## Written request
Reproduce exactly, with no pictures, each line from the opening of the material down through the line containing "from matplotlib.ticker import".

## Raw data
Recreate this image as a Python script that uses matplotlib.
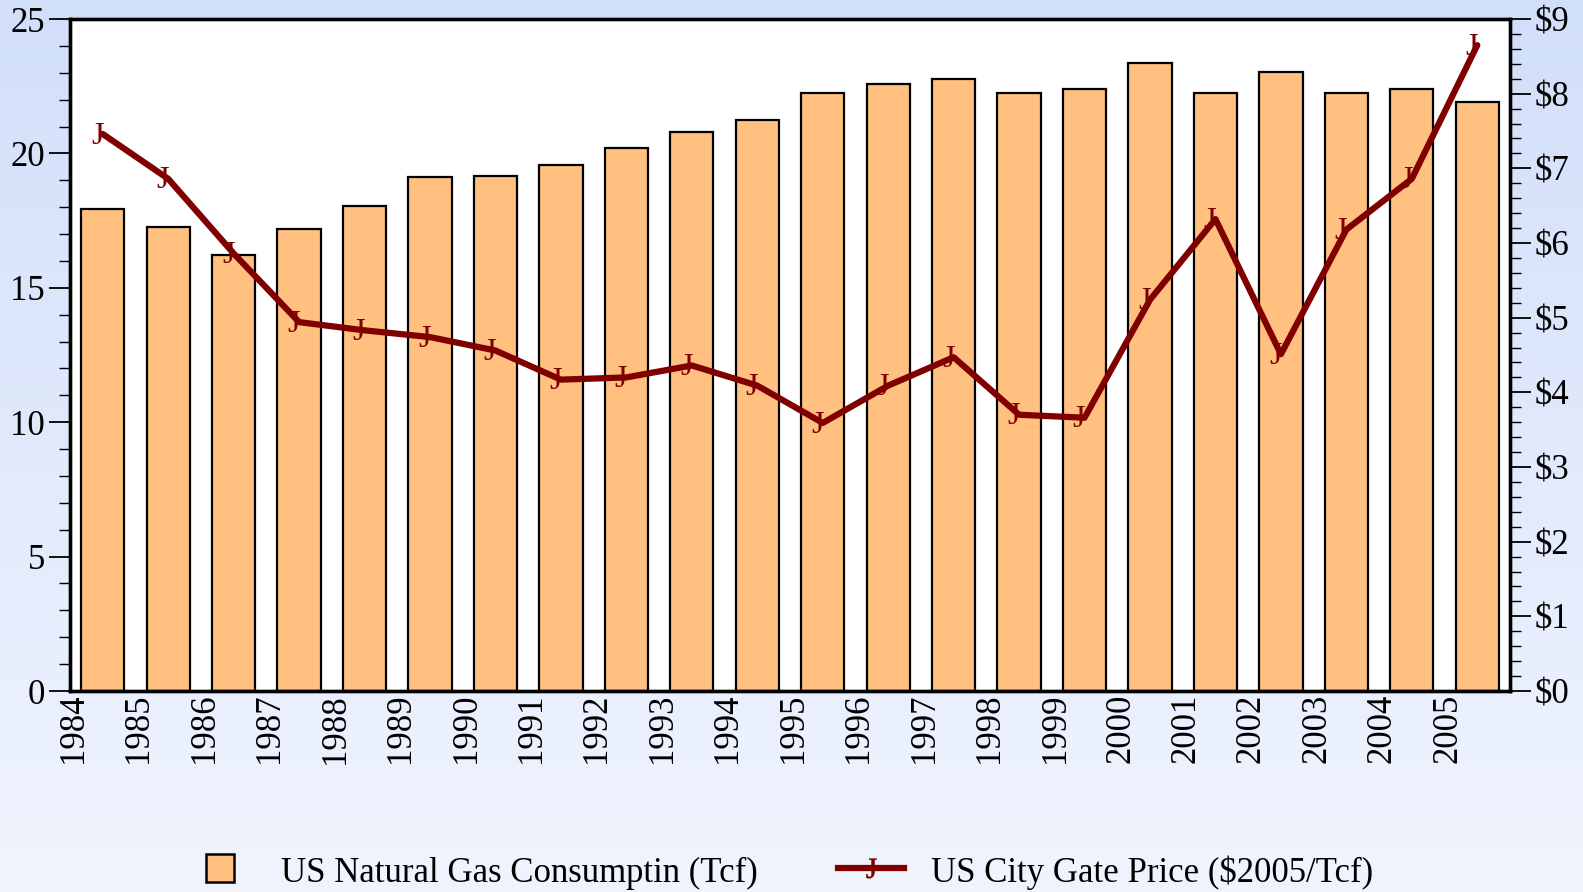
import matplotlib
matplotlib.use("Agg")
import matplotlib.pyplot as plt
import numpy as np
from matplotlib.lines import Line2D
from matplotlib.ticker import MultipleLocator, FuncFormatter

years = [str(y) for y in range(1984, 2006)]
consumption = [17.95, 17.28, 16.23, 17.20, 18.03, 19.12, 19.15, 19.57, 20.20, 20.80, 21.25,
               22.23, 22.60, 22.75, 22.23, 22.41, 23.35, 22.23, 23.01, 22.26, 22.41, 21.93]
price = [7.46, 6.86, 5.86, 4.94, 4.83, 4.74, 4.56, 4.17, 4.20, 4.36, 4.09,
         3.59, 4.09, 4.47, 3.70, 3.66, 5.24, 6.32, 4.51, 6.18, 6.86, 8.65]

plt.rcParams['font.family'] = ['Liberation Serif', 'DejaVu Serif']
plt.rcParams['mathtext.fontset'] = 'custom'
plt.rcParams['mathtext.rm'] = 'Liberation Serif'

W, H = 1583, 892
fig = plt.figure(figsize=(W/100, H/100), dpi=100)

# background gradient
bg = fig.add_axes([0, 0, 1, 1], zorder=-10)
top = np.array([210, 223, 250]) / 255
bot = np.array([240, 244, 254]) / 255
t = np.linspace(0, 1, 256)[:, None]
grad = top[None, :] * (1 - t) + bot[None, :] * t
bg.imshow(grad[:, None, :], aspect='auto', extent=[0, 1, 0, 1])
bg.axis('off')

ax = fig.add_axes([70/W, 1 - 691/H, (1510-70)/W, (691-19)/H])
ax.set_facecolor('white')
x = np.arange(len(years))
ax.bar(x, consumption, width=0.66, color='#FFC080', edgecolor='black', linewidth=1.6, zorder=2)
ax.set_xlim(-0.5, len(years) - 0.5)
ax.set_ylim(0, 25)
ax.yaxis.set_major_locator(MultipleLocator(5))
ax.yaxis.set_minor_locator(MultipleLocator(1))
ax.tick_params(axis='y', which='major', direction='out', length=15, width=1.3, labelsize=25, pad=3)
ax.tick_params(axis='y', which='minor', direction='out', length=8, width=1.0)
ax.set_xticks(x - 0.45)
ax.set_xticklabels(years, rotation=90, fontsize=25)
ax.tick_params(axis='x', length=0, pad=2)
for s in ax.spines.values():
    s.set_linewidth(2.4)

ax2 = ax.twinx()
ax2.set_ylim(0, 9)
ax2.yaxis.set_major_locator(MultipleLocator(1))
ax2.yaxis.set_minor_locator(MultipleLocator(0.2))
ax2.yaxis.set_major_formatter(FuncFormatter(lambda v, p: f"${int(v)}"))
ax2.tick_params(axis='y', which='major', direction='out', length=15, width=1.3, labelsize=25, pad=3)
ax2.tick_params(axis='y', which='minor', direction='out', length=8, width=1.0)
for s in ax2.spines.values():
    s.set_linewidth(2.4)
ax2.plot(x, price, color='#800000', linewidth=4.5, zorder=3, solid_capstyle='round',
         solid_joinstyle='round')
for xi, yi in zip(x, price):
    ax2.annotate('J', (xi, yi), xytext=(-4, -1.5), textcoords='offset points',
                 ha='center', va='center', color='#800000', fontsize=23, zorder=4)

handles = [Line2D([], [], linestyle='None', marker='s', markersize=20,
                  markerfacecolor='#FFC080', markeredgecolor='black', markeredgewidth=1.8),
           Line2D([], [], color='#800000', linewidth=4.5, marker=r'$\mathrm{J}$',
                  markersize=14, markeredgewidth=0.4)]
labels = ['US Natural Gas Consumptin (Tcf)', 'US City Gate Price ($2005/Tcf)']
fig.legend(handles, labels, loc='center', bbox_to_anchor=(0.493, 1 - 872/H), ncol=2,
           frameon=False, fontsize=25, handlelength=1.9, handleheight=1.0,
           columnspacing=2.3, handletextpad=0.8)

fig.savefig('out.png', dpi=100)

## The output
Recreate this image as a Python script that uses matplotlib.
import matplotlib
matplotlib.use("Agg")
import matplotlib.pyplot as plt
import numpy as np
from matplotlib.lines import Line2D
from matplotlib.ticker import MultipleLocator, FuncFormatter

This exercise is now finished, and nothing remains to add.